Google bot crawling on AngularJS site with HTML5 Mode routes

Iraklis Alexopoulos picture Iraklis Alexopoulos · Jun 27, 2014 · Viewed 15k times · Source

We have an AngularJS site using HTML5 routes. I just did some test "Fetch as Google" runs. The results are a bit confusing:

However, we are already prepared for Google to not be able to crawl our site, so we have already added , so the Google bot revisits our page with “?_escaped_fragment_=". We followed this, https://developers.google.com/webmasters/ajax-crawling/docs/getting-started (section "3. Handle pages without hash fragments"). In our Nginx config we have something like this:

if ($args ~ "_escaped_fragment_=") {
    serve the static HTML snapshots
}

, and indeed it works fine, if we pass the _escaped_fragment_= ourselves. However, the Google bot never tried to crawl our site with this param, so it never crawled the snapshot. Are we missing something? Should we also add agent detection for Google bot on our Nginx conf? Something like this?

if ($http_user_agent ~* "googlebot|yahoo|bingbot|baiduspider|yandex|yeti|yodaobot|gigabot|ia_archiver|facebookexternalhit|twitterbot|developers\.google\.com") {            

server from snapshots

}

It would be great if we can understand this better, thank you so much in advance!

UPDATE:
I just read this, http://scotch.io/tutorials/javascript/angularjs-seo-with-prerender-io?_escaped_fragment_=tag#caveats. So, it seems that when using the manual tools (Fetch as Google), we should pass ourselves either #! or ?_escaped_fragment_= in the right place. Indeed, if I pass ?_escaped_fragment_= in our case, I do see the HTML snapshot that we have created.

Is that true? Is this how it works indeed?
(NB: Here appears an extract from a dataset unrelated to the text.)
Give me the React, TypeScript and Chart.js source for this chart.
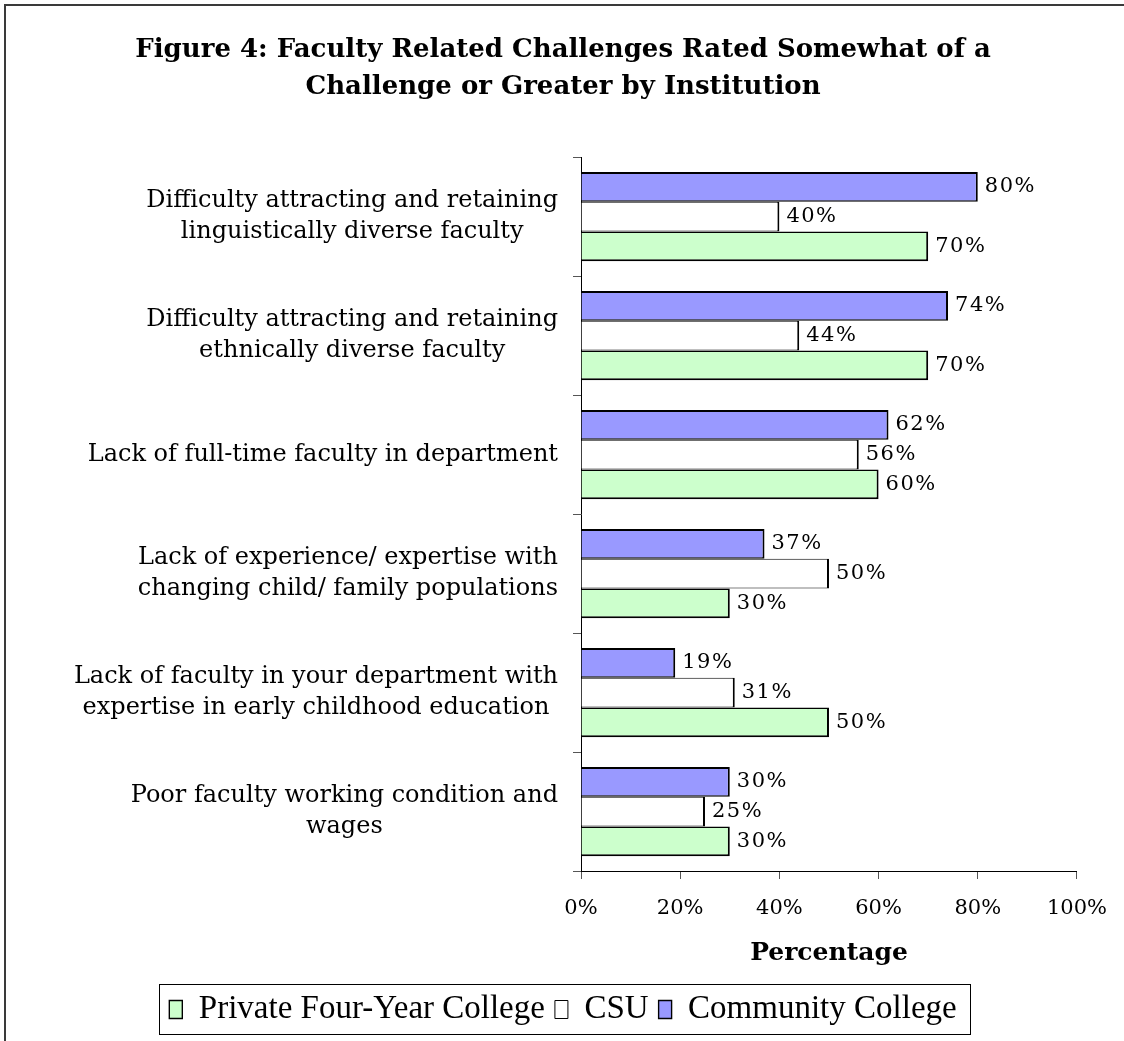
import React, { useEffect, useRef } from "react";
import { Chart, registerables } from "chart.js";

Chart.register(...registerables);

const titleLines: string[] = [
  "Figure 4: Faculty Related Challenges Rated Somewhat of a",
  "Challenge or Greater by Institution",
];
const categories: string[][] = [
  ["Difficulty attracting and retaining", "linguistically diverse faculty"],
  ["Difficulty attracting and retaining", "ethnically diverse faculty"],
  ["Lack of full-time faculty in department"],
  ["Lack of experience/ expertise with", "changing child/ family populations"],
  ["Lack of faculty in your department with", "expertise in early childhood education"],
  ["Poor faculty working condition and", "wages"],
];
const communityCollege: number[] = [80, 74, 62, 37, 19, 30];
const csu: number[] = [40, 44, 56, 50, 31, 25];
const privateFourYear: number[] = [70, 70, 60, 30, 50, 30];
const seriesNames: string[] = ["Community College", "CSU", "Private Four-Year College"];
const xTickValues: number[] = [0, 20, 40, 60, 80, 100];
const axisTitle = "Percentage";

const SERIF = "DejaVu Serif";

const pagePlugin = {
  id: "pageFrame",
  beforeDraw(chart: any) {
    const ctx = chart.ctx;
    ctx.save();
    ctx.fillStyle = "#ffffff";
    ctx.fillRect(0, 0, chart.width, chart.height);
    ctx.strokeStyle = "#3a3a3a";
    ctx.lineWidth = 2;
    ctx.strokeRect(5, 5, chart.width + 40, chart.height + 40);
    ctx.restore();
  },
  afterDraw(chart: any) {
    const boxes = chart.legend && chart.legend.legendHitBoxes;
    if (!boxes || !boxes.length) return;
    const ctx = chart.ctx;
    const l = Math.min(...boxes.map((b: any) => b.left)) - 10;
    const r = Math.max(...boxes.map((b: any) => b.left + b.width)) + 14;
    const t = Math.min(...boxes.map((b: any) => b.top)) - 9;
    const bt = Math.max(...boxes.map((b: any) => b.top + b.height)) + 8;
    ctx.save();
    ctx.strokeStyle = "#000";
    ctx.lineWidth = 1;
    ctx.strokeRect(Math.round(l) + 0.5, Math.round(t) + 0.5, Math.round(r - l), Math.round(bt - t));
    ctx.restore();
  },
};

const yLabelPlugin = {
  id: "yCategoryLabels",
  afterDraw(chart: any) {
    const ctx = chart.ctx;
    const yScale = chart.scales.y;
    ctx.save();
    ctx.font = `24px "${SERIF}"`;
    ctx.fillStyle = "#000";
    ctx.textAlign = "center";
    ctx.textBaseline = "middle";
    const right = chart.chartArea.left - 23;
    const lh = 31;
    categories.forEach((lines, i) => {
      const cy = yScale.getPixelForValue(i);
      const w = Math.max(...lines.map((s) => ctx.measureText(s).width));
      const cx = right - w / 2;
      lines.forEach((s, j) => {
        ctx.fillText(s, cx, cy + (j - (lines.length - 1) / 2) * lh);
      });
    });
    ctx.restore();
  },
};

const dataLabelPlugin = {
  id: "barValueLabels",
  afterDatasetsDraw(chart: any) {
    const ctx = chart.ctx;
    ctx.save();
    ctx.font = `21px "${SERIF}"`;
    (ctx as any).letterSpacing = "1.5px";
    ctx.fillStyle = "#000";
    ctx.textAlign = "left";
    ctx.textBaseline = "middle";
    chart.data.datasets.forEach((ds: any, di: number) => {
      const meta = chart.getDatasetMeta(di);
      meta.data.forEach((bar: any, i: number) => {
        ctx.fillText(`${ds.data[i]}%`, bar.x + 7, bar.y);
      });
    });
    ctx.restore();
  },
};

export default function App() {
  const canvasRef = useRef<HTMLCanvasElement | null>(null);

  useEffect(() => {
    document.body.style.margin = "0";
    const canvas = canvasRef.current;
    if (!canvas) return;
    const chart = new Chart(canvas, {
      type: "bar",
      data: {
        labels: categories.map((c) => c.join(" ")),
        datasets: [
          {
            label: seriesNames[0],
            data: communityCollege,
            backgroundColor: "#9999FF",
            borderColor: "#000",
            borderWidth: { top: 2, bottom: 1.5, right: 2, left: 0 },
            borderSkipped: false,
          },
          {
            label: seriesNames[1],
            data: csu,
            backgroundColor: "#FFFFFF",
            borderColor: "#000",
            borderWidth: { top: 1, bottom: 1, right: 2, left: 0 },
            borderSkipped: false,
          },
          {
            label: seriesNames[2],
            data: privateFourYear,
            backgroundColor: "#CCFFCC",
            borderColor: "#000",
            borderWidth: { top: 1.5, bottom: 2, right: 2, left: 0 },
            borderSkipped: false,
          },
        ] as any,
      },
      options: {
        indexAxis: "y",
        responsive: false,
        animation: false,
        devicePixelRatio: 1,
        layout: { padding: { left: 49, right: 47, top: 0, bottom: 5 } },
        datasets: {
          bar: { categoryPercentage: 0.75, barPercentage: 1 },
        } as any,
        scales: {
          x: {
            min: 0,
            max: 100,
            afterBuildTicks: (s: any) => {
              s.ticks = xTickValues.map((v) => ({ value: v }));
            },
            ticks: {
              callback: (v: any) => `${v}%`,
              font: { family: SERIF, size: 21 },
              color: "#000",
              padding: 17,
              maxRotation: 0,
            },
            grid: { drawOnChartArea: false, drawTicks: true, tickLength: 8, color: "#555" },
            border: { color: "#000", width: 1 },
            title: {
              display: true,
              text: axisTitle,
              font: { family: SERIF, size: 25, weight: "bold" },
              color: "#000",
              padding: { top: 0, bottom: 15 },
            },
            afterFit: (s: any) => {
              s.height = 112;
            },
          },
          y: {
            ticks: { display: false },
            grid: { drawOnChartArea: false, drawTicks: true, tickLength: 8, color: "#555", offset: true },
            border: { color: "#000", width: 1 },
            afterFit: (s: any) => {
              s.width = 532;
            },
          },
        },
        plugins: {
          title: {
            display: true,
            text: titleLines,
            font: { family: SERIF, size: 26, weight: "bold", lineHeight: 37.5 / 26 },
            color: "#000",
            padding: { top: 31, bottom: 51 },
          },
          legend: {
            display: true,
            position: "bottom",
            reverse: true,
            labels: {
              boxWidth: 13,
              boxHeight: 18,
              padding: 10,
              color: "#000",
              font: { family: "Liberation Serif", size: 33 },
            },
          },
          tooltip: { enabled: false },
        },
      } as any,
      plugins: [pagePlugin, yLabelPlugin, dataLabelPlugin],
    });
    return () => chart.destroy();
  }, []);

  return (
    <div style={{ width: 1124, height: 1041 }}>
      <canvas ref={canvasRef} width={1124} height={1041} style={{ display: "block" }} />
    </div>
  );
}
UPDATE 2 On the bottom of this thread, a Google employee verifies that for Google Webmasters "Fetch as Google", you need to manually pass the _escaped_fragment_= param yourself, https://productforums.google.com/forum/#!msg/webmasters/fZjdyjq0n98/PZ-nlq_2RjcJ

Cheers,
Iraklis

Answer

Katalyst picture Katalyst · Dec 18, 2014

I will try to answer your questions based on our experiences in the last month of developing a SPA with HTML5 mode.

How do I get Googlebot to use ?_escaped_fragment_= instead of the direct links.

This is actually quite simple but easy to overlook. In fact, there are two different ways to get Googlebot to try the escaped_fragment. The first method is to run your site in non-html5 mode. This means that your URLs will be of the form:

http://my.domain.com/base/#!some/path/on/website

Googlebot recognizes the #! and makes a second call to your server with an altered URL:

http://my.domain.com/base/?_escaped_fragment_=some/path/on/website

Which you can then handle as you wish. The second way to get Googlebot to try _escaped_fragment_ mode is to include the following meta tag on the index page you supply to the bot:

<meta name="fragment" content="!">

This will make googlebot check the other version of the webpage every time it sees the tag. Interestingly you can use both these techniques together or you can do what we ended up doing, which is running in html5 mode with the meta tag. This means that your URLs will be escaped as follows:

http://my.domain.com/base/some/path/on/website?_escaped_fragment_=

Interestingly, the bot will not put anything at the end of the fragment. But depending on what webserver you are running, you can easily map this with a pattern matching the "_escaped_fragment_" text to your alternate bot page. For more information on the escaped fragment go here.

"Fetch as Googlebot" returns two different versions of my page, the source with {{}} and the rendered page looking correct. What does that mean?

Google's Bots can actually interpret JavaScript to a limited extent since early 2014. For more information, read the official blog entry on google webmasters here. However, as is made clear in the blog entry, this comes with a lot of caveats. For instance:

  1. Googlebot does not guarantee to execute all javascript code.
  2. Googlebot will attempt to find links in the javascript to follow and use them to help find more pages.
  3. Googlebot will render the preview in webmasters tools by executing as much of the javascript as it can (thus the lack of {{}} in the rendered version).
  4. Googlebot will not necessarily use the rendered version in order to build the meta information about your site for its index.

As of 18/12/2014, we are still unsure if Googlebot can actually extract any information from an SPA in rendered mode for its index beyond finding links to follow in the javascript. In our experience, Googlebot will include {{}} in its index listing so that when you try to use {{}} to fill meta information (description, keywords, title, etc...) your site looks like this in Google Search results:

{{meta.siteTitle}}
http://my.domain.com/base/some/path/on/website
{{meta.description}}

rather than what you expect which might look like this:

Domain
http://my.domain.com/base/some/path/on/website
This is a random page on my domain. An excellent example page to be sure!